9. Eiser vermeldt verder:
‘Daarnaast (eventuele) artikel(en) die de g.v. aanvoert van plaatselijke regelingen bv art. 2 beleidsregel terugvordering, ondergeschikt te verklaren aan de landelijke in de PW.’
10. De rechtbank begrijpt niet welk persoonlijk belang eiser heeft bij deze stelling. Los daarvan, zijn de door eiser genoemde beleidsregels van verweerder gestoeld op de Pw en daarmee dus ondergeschikt aan de Pw. Wat eiser wenst, is reeds het geval. De beroepsgrond slaagt niet.

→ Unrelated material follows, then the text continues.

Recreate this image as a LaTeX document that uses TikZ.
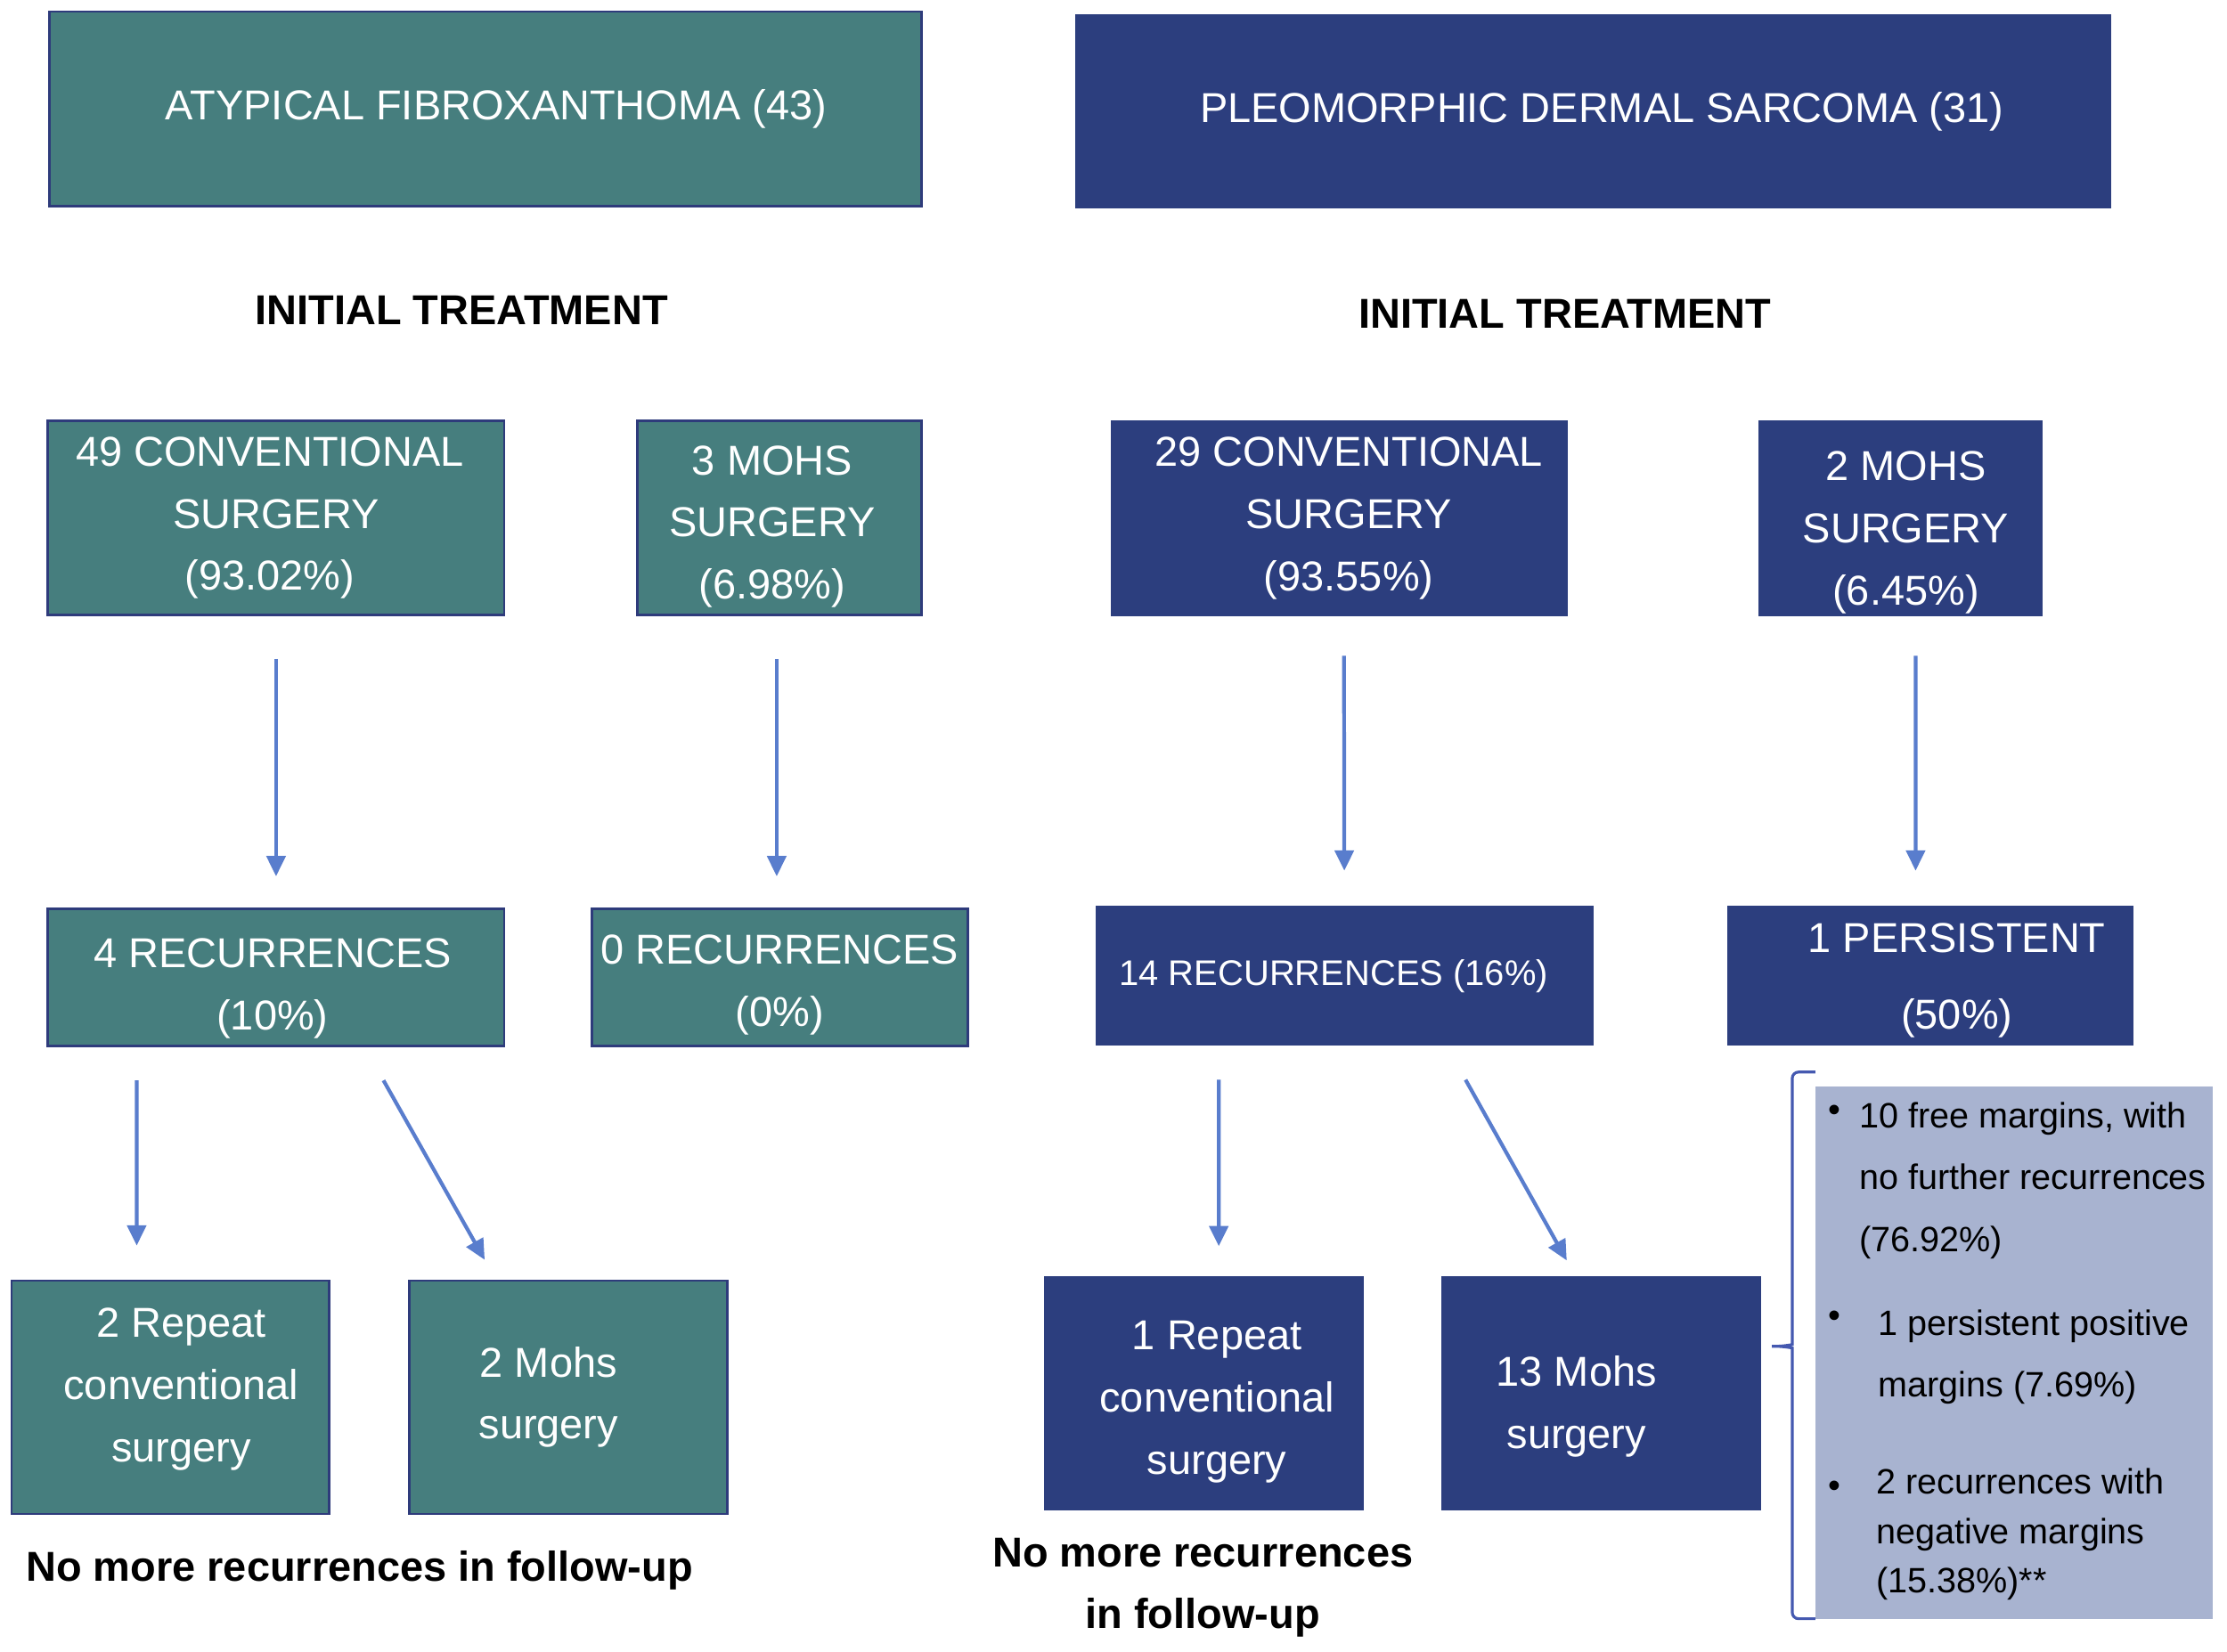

‘Ik verzoek u dus op basis v/d hierboven vermelde beroepsgronden het besluit v/d g.v. dd 22-5-19 nietig te verklaren en mij in het gelijk te stellen. Mocht dat het geval zijn de g.v. te veroordelen in alle beroepskosten.’
12. Gelet op het voorgaande onder punt 2 tot en met 9, slagen de beroepsgronden van eiser niet. De rechtbank geeft eiser geen gelijk en verklaart het beroep ongegrond. Het bestreden besluit blijft dus in stand. Voor een proceskostenveroordeling bestaat dan geen aanleiding.